Mass attached on two springs between the walls

[BruceW]

Bruce, you explain things for yourself quite nicely. I meant that the equation first-order in ε is

\ddot \epsilon+\frac{2k}{m} \left( 1- \left(1+\frac{D^2}{L^2} \right)^{-1.5} \right )\epsilon=0
with D and L and everyting else constant. It is an equation for SHM...

yeah... hehe I understand what you mean now. We must take the limit $\varepsilon \rightarrow 0$ first, before we think about taking a limit of D and L. (since we want the first-order motion, it is most important that $\varepsilon$ be small).

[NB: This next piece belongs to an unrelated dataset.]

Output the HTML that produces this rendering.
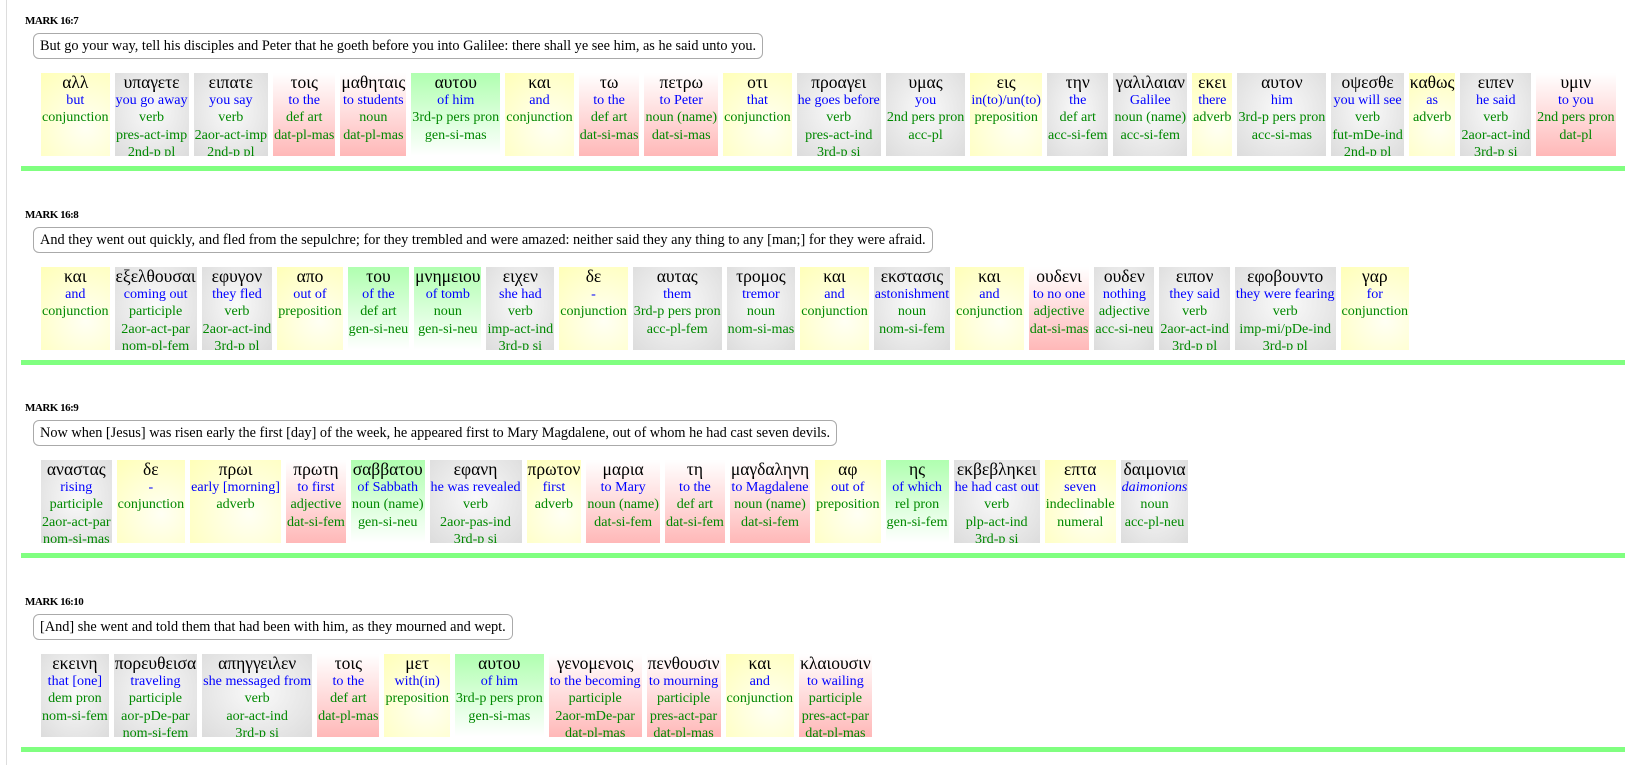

But you can also isolate $\left(1+\frac{D^2}{L^2} \right)^{-0.5}$ from f(D)=0 and substitute it into the equation for ω² and expand after.

ehild

ah, this is genius. you don't even need to expand after, it is already as simple as it could be, even without expanding it.

edit: ah no wait, I jumped the gun again. It is not as nice as it could be. The power is not the same. There is a power to 1.5 in the equation for frequency and a power to 0.5 in the f(D)=0 equation.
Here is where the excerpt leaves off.